A good portion of the dry and frozen food was purchased in Seattle, then a bit more in Juneau. Once the vessel arrived at Nome, we got a bit more — but just necessities. There are two supermarkets there with a bit of fruit, vegetables, and milk. Our next stop was Cambridge Bay. We were able to coordinate with an agent there a couple of weeks in advance to put an order in for some fresh fruit and vegetables. Overall, provisioning for the trip did need to be organized ahead of time but was easier and more straight forward than expected. Everyone needed to understand that all meals were not going to be as abundant or balanced as usual, but the chefs did an amazing job with what they had and no crew went hungry at any time.
This is one of the larger concerns when planning the Northwest Passage. Once you leave Nome, you will not be able to unload garbage until Greenland. For us, this was a full five weeks. We planned for months in advance on how to reduce our garbage, and an eight-day dry run from southeast Alaska to Nome got the crew into the habit of separating their garbage.
Soda cans were banned from the boat and substituted with drink mixers like Gatorade and flavor drops. All crew and guests were given personalized Yeti cups for hot and cold drinks. Items like paper towels and napkins were substituted with cloth. Dishwasher tabs with less packaging were purchased. Anything on board that could be transferred into reusable containers was. Every cupboard was measured to maximize storage space. Whenever wine was consumed on board, the empty bottle was placed back into the rack where it had been taken from. Similarly, if someone used up something like shampoo, the empty bottle was placed under their sink until the end of the trip.

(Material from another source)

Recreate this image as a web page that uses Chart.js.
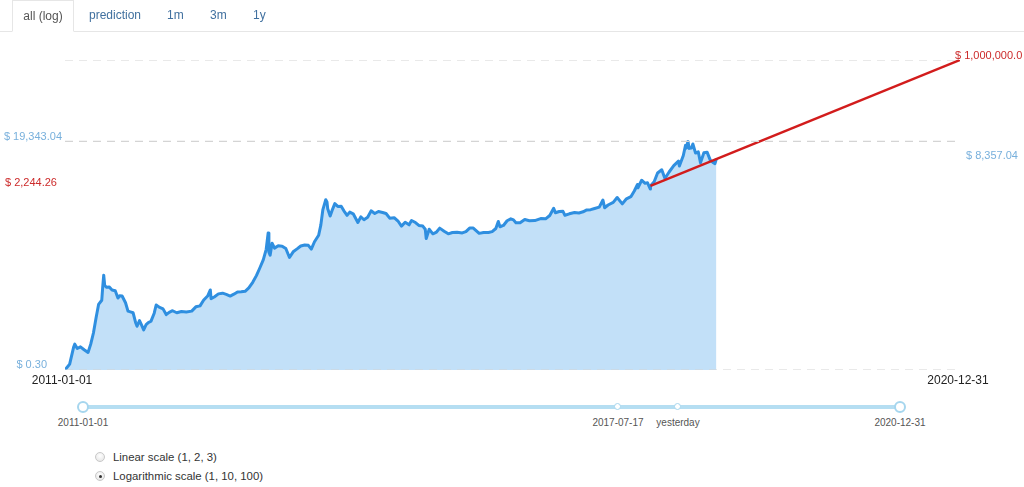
<!DOCTYPE html>
<html>
<head>
<meta charset="utf-8">
<script src="https://cdn.jsdelivr.net/npm/chart.js@4.4.1/dist/chart.umd.min.js"></script>
<style>
  body { margin: 0; background: #fff; font-family: "Liberation Sans", Arial, sans-serif; }
  #wrap { position: relative; width: 1024px; height: 487px; overflow: hidden; }
  #chartBox { position: absolute; left: 0; top: 0; width: 1024px; height: 400px; }
  .tabs { position: absolute; left: 0; top: 0; width: 1024px; height: 31px; border-bottom: 1px solid #e6e6e6; }
  .tab { position: absolute; top: 0; height: 31px; line-height: 31px; font-size: 12px; color: #40709f; }
  .tab.active { left: 12px; width: 62px; height: 32px; box-sizing: border-box; border: 1px solid #e6e6e6; border-bottom: 1px solid #fff; background: #fff; color: #555; text-align: center; }
  .track { position: absolute; left: 83px; top: 405px; width: 817px; height: 4px; background: #b5def2; }
  .knob { position: absolute; box-sizing: border-box; border-radius: 50%; background: #fff; border: 2px solid #a6d6ee; }
  .slabel { position: absolute; top: 417px; font-size: 10px; color: #555; transform: translateX(-50%); white-space: nowrap; }
  .radio { position: absolute; left: 95px; width: 10px; height: 10px; box-sizing: border-box; border-radius: 50%; border: 1px solid #c8c8c8; background: radial-gradient(circle at 50% 35%, #fff, #e2e2e2); }
  .radio.on::after { content: ""; position: absolute; left: 2.5px; top: 2.5px; width: 3px; height: 3px; border-radius: 50%; background: #333; }
  .rlabel { position: absolute; left: 113px; font-size: 11.4px; color: #333; line-height: 14px; white-space: nowrap; }
</style>
</head>
<body>
<div id="wrap">
  <div id="chartBox"><canvas id="btcChart"></canvas></div>

  <div class="tabs">
    <div class="tab active">all (log)</div>
    <div class="tab" style="left:89px">prediction</div>
    <div class="tab" style="left:167px">1m</div>
    <div class="tab" style="left:210px">3m</div>
    <div class="tab" style="left:253px">1y</div>
  </div>

  <div class="track"></div>
  <div class="knob" style="left:77px;top:401px;width:12px;height:12px"></div>
  <div class="knob" style="left:894px;top:401px;width:12px;height:12px"></div>
  <div class="knob" style="left:614px;top:403px;width:7px;height:7px;border-width:1.5px"></div>
  <div class="knob" style="left:674px;top:403px;width:7px;height:7px;border-width:1.5px"></div>
  <div id="sliderLabels"></div>

  <div class="radio" style="top:452px"></div>
  <div class="rlabel" style="top:450px">Linear scale (1, 2, 3)</div>
  <div class="radio on" style="top:471px"></div>
  <div class="rlabel" style="top:469px">Logarithmic scale (1, 10, 100)</div>
</div>

<script>
// === Data ===
const rangeStart = '2011-01-01';
const rangeEnd = '2020-12-31';

const priceDates = [
  '2011-01-01','2011-01-20','2011-02-05','2011-02-10','2011-02-20','2011-03-05','2011-03-20','2011-04-05','2011-04-16','2011-04-27',
  '2011-05-08','2011-05-18','2011-05-31','2011-06-04','2011-06-08','2011-06-12','2011-06-20','2011-06-30','2011-07-12','2011-07-25',
  '2011-08-05','2011-08-12','2011-08-22','2011-09-05','2011-09-15','2011-09-25','2011-10-06','2011-10-16','2011-10-22','2011-11-01',
  '2011-11-10','2011-11-18','2011-11-28','2011-12-08','2011-12-18','2011-12-31',
  '2012-01-08','2012-01-20','2012-02-05','2012-02-18','2012-03-01','2012-03-15','2012-04-01','2012-04-20','2012-05-10','2012-06-01',
  '2012-06-18','2012-07-05','2012-07-20','2012-08-05','2012-08-16','2012-08-19','2012-09-01','2012-09-18','2012-10-05','2012-10-20',
  '2012-11-05','2012-11-20','2012-12-05','2012-12-20',
  '2013-01-05','2013-01-20','2013-02-05','2013-02-20','2013-03-05','2013-03-20','2013-04-01','2013-04-09','2013-04-12','2013-04-17',
  '2013-04-25','2013-05-05','2013-05-20','2013-06-05','2013-06-20','2013-07-05','2013-07-20','2013-08-05','2013-08-20','2013-09-05',
  '2013-09-20','2013-10-02','2013-10-15','2013-11-01','2013-11-10','2013-11-18','2013-11-30','2013-12-05','2013-12-08','2013-12-18',
  '2013-12-28',
  '2014-01-06','2014-01-18','2014-02-01','2014-02-12','2014-02-25','2014-03-08','2014-03-22','2014-04-10','2014-04-22','2014-05-05',
  '2014-05-20','2014-06-03','2014-06-18','2014-07-03','2014-07-20','2014-08-03','2014-08-18','2014-09-05','2014-09-22','2014-10-05',
  '2014-10-20','2014-11-05','2014-11-15','2014-12-01','2014-12-15','2014-12-31',
  '2015-01-10','2015-01-14','2015-01-26','2015-02-10','2015-02-25','2015-03-10','2015-03-28','2015-04-14','2015-05-01','2015-05-20',
  '2015-06-10','2015-06-25','2015-07-10','2015-07-25','2015-08-18','2015-09-05','2015-09-25','2015-10-10','2015-10-25','2015-11-04',
  '2015-11-11','2015-11-25','2015-12-10','2015-12-25',
  '2016-01-05','2016-01-15','2016-02-01','2016-02-20','2016-03-10','2016-04-01','2016-04-25','2016-05-15','2016-06-01','2016-06-17',
  '2016-06-24','2016-07-10','2016-07-25','2016-08-02','2016-08-20','2016-09-10','2016-09-28','2016-10-15','2016-10-30','2016-11-15',
  '2016-12-01','2016-12-20',
  '2017-01-04','2017-01-11','2017-01-25','2017-02-15','2017-03-03','2017-03-24','2017-04-10','2017-04-28','2017-05-12','2017-05-25',
  '2017-05-27','2017-06-11','2017-06-25','2017-07-05','2017-07-16','2017-07-17','2017-08-01','2017-08-15','2017-09-01','2017-09-14',
  '2017-10-01','2017-10-20','2017-11-08','2017-11-12','2017-11-28','2017-12-07','2017-12-10','2017-12-17','2017-12-22','2017-12-31',
  '2018-01-06','2018-01-17','2018-01-28','2018-02-06','2018-02-20','2018-03-05','2018-03-18','2018-03-31','2018-04-06','2018-04-12'
];

const priceUsd = [
  0.30, 0.40, 0.90, 1.05, 0.85, 0.92, 0.80, 0.70, 1.05, 1.80,
  3.80, 7.20, 8.80, 17.0, 29.6, 18.0, 16.5, 16.8, 14.5, 14.0,
  9.8, 11.0, 10.8, 7.8, 5.2, 5.0, 4.8, 3.0, 2.5, 3.3,
  2.6, 2.1, 2.7, 3.0, 3.2, 4.7,
  7.0, 6.3, 5.8, 4.4, 4.9, 5.3, 4.8, 5.1, 5.0, 5.2,
  6.4, 6.7, 8.9, 10.8, 14.5, 9.5, 10.3, 12.0, 12.4, 11.7,
  10.8, 11.8, 13.2, 13.3,
  13.6, 16.0, 21, 29, 41, 62, 104, 230, 90, 78,
  140, 110, 123, 121, 108, 70, 92, 106, 122, 128,
  126, 105, 150, 205, 340, 700, 1150, 1030, 740, 520,
  730,
  950, 830, 840, 670, 540, 630, 580, 380, 500, 435,
  490, 670, 590, 650, 620, 590, 470, 480, 400, 320,
  385, 340, 420, 380, 330, 320,
  275, 175, 275, 220, 240, 290, 250, 220, 235, 237,
  230, 245, 290, 290, 225, 235, 235, 245, 285, 400,
  310, 330, 415, 455,
  432, 375, 375, 440, 415, 418, 460, 455, 535, 760,
  610, 650, 655, 540, 580, 620, 605, 640, 700, 710,
  750, 800,
  1130, 780, 890, 1010, 1280, 940, 1200, 1330, 1750, 2400,
  2050, 2950, 2550, 2600, 1930, 2244, 2750, 4200, 4900, 3200,
  4400, 6000, 7450, 5900, 9800, 16000, 14000, 19343.04, 13800, 14100,
  17100, 11000, 11700, 6900, 11200, 11500, 7800, 6900, 6600, 8357.04
];

const predDates = ['2017-07-17', '2020-12-31'];
const predUsd = [2244.26, 1000000];

const guideUsd = [0.3, 19343.04, 1000000];

const sliderMarks = ['2011-01-01', '2017-07-17', 'yesterday', '2020-12-31'];
const sliderMarkX = [83, 618, 678, 900];

// === Helpers ===
const dayOf = d => (Date.parse(d) - Date.parse(rangeStart)) / 864e5;
const xMax = dayOf(rangeEnd);
const money = (v, dec) => '$ ' + v.toLocaleString('en-US', { minimumFractionDigits: dec, maximumFractionDigits: dec });

const pricePoints = priceDates.map((d, i) => ({ x: dayOf(d), y: priceUsd[i] }));
const predPoints = predDates.map((d, i) => ({ x: dayOf(d), y: predUsd[i] }));

const guideSets = guideUsd.map(v => ({
  data: [{ x: 0, y: v }, { x: xMax, y: v }],
  borderColor: '#d4d4d4',
  borderWidth: 1.2,
  borderDash: [8, 6],
  pointRadius: 0,
  fill: false
}));

// slider labels
const sl = document.getElementById('sliderLabels');
sliderMarks.forEach((t, i) => {
  const el = document.createElement('div');
  el.className = 'slabel';
  el.style.left = sliderMarkX[i] + 'px';
  el.textContent = t;
  sl.appendChild(el);
});

// === Value labels on the chart ===
const labelPlugin = {
  id: 'valueLabels',
  afterDraw(chart) {
    const { ctx, scales: { x, y } } = chart;
    const blue = '#78b0dc', red = '#cc2a2a';
    ctx.save();
    ctx.font = '11px "Liberation Sans", Arial, sans-serif';
    ctx.textBaseline = 'middle';

    // left side
    ctx.textAlign = 'right';
    ctx.fillStyle = blue;
    ctx.fillText(money(guideUsd[1], 2), x.left - 3, y.getPixelForValue(guideUsd[1]) - 4);
    ctx.fillText(money(guideUsd[0], 2), x.left - 18, y.getPixelForValue(guideUsd[0]) - 5);
    ctx.textAlign = 'left';
    ctx.fillStyle = red;
    ctx.fillText(money(predUsd[0], 2), 5, y.getPixelForValue(predUsd[0]) - 3);

    // right side
    ctx.fillText(money(predUsd[1], 1), x.right - 5, y.getPixelForValue(predUsd[1]) - 4);
    ctx.fillStyle = blue;
    const last = priceUsd[priceUsd.length - 1];
    ctx.fillText(money(last, 2), x.right + 6, y.getPixelForValue(last) - 3);

    // range dates
    ctx.font = '12px "Liberation Sans", Arial, sans-serif';
    ctx.fillStyle = '#222';
    ctx.textAlign = 'center';
    ctx.fillText(rangeStart, x.getPixelForValue(0) - 3, y.bottom + 11);
    ctx.fillText(rangeEnd, x.getPixelForValue(xMax) - 2, y.bottom + 11);
    ctx.restore();
  }
};

new Chart(document.getElementById('btcChart'), {
  type: 'line',
  data: {
    datasets: [
      ...guideSets,
      {
        data: predPoints,
        borderColor: '#d21c1c',
        borderWidth: 2.5,
        pointRadius: 0,
        fill: false
      },
      {
        data: pricePoints,
        borderColor: '#2f8fe0',
        backgroundColor: '#c2e0f8',
        borderWidth: 3,
        borderJoinStyle: 'round',
        pointRadius: 0,
        tension: 0,
        fill: 'start'
      }
    ]
  },
  options: {
    responsive: true,
    maintainAspectRatio: false,
    animation: false,
    layout: { padding: { left: 65, right: 64, top: 60, bottom: 30 } },
    scales: {
      x: { type: 'linear', min: 0, max: xMax, bounds: 'data', display: false },
      y: { type: 'logarithmic', min: 0.3, max: 1000000, bounds: 'data', display: false }
    },
    plugins: { legend: { display: false }, tooltip: { enabled: false } }
  },
  plugins: [labelPlugin]
});
</script>
</body>
</html>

A recycling program was implemented, and all garbage was divided into paper, plastic, glass/metal, and “other.” Paper, plastic, glass and metal were cleaned and crushed before being placed into the appropriate bins, then compacted and stored in a bilge for the remainder of the trip. The “other” garbage was placed neatly in our garbage fridge.
At the end of the trip, it took three crew members 15 minutes to unload all of the garbage, and not a drop of it leaked. It was one of the cleanest end-of-trip garbage disposals that I have ever done. In fact, due to their efficiency and ease, it was decided that a lot of the measures implemented for the Northwest Passage would be kept in place after the journey.
It is best to get fuel at Dutch Harbor, then top up again in Nome. Both places can be booked a week in advance. Nome has a very difficult dock for crew to get on and off, and is exposed to the south. If a storm comes through, you will have to depart the dock and sit at an exposed anchorage.
The next stop for fuel is Cambridge Bay, which is 1,700 nautical miles from Nome. There are some small communities along the way that might have fuel as well, but we did not stop on this portion of the trip.
Fuel in Cambridge Bay needs to be confirmed a minimum of three months in advance. All of the community’s fuel for the year arrives at the end of August. Once a confirmation has been made that fuel is available, it should be paid for as quickly as possible via a Canadian bank account wire transfer or by check. If paying by check, note that it can take three to four weeks for the check to arrive in the mail. It is important to get the confirmation and payment done as quickly as possible and to confirm that the check has actually arrived.
There should also be a possibility to get fuel in Pond Inlet, but we continued on and went over to Greenland to get our fuel before heading down the coast. Fuel is fairly easy to get in Greenland, but it will need to be organized a month in advance and can be prepaid with a standard wire transfer.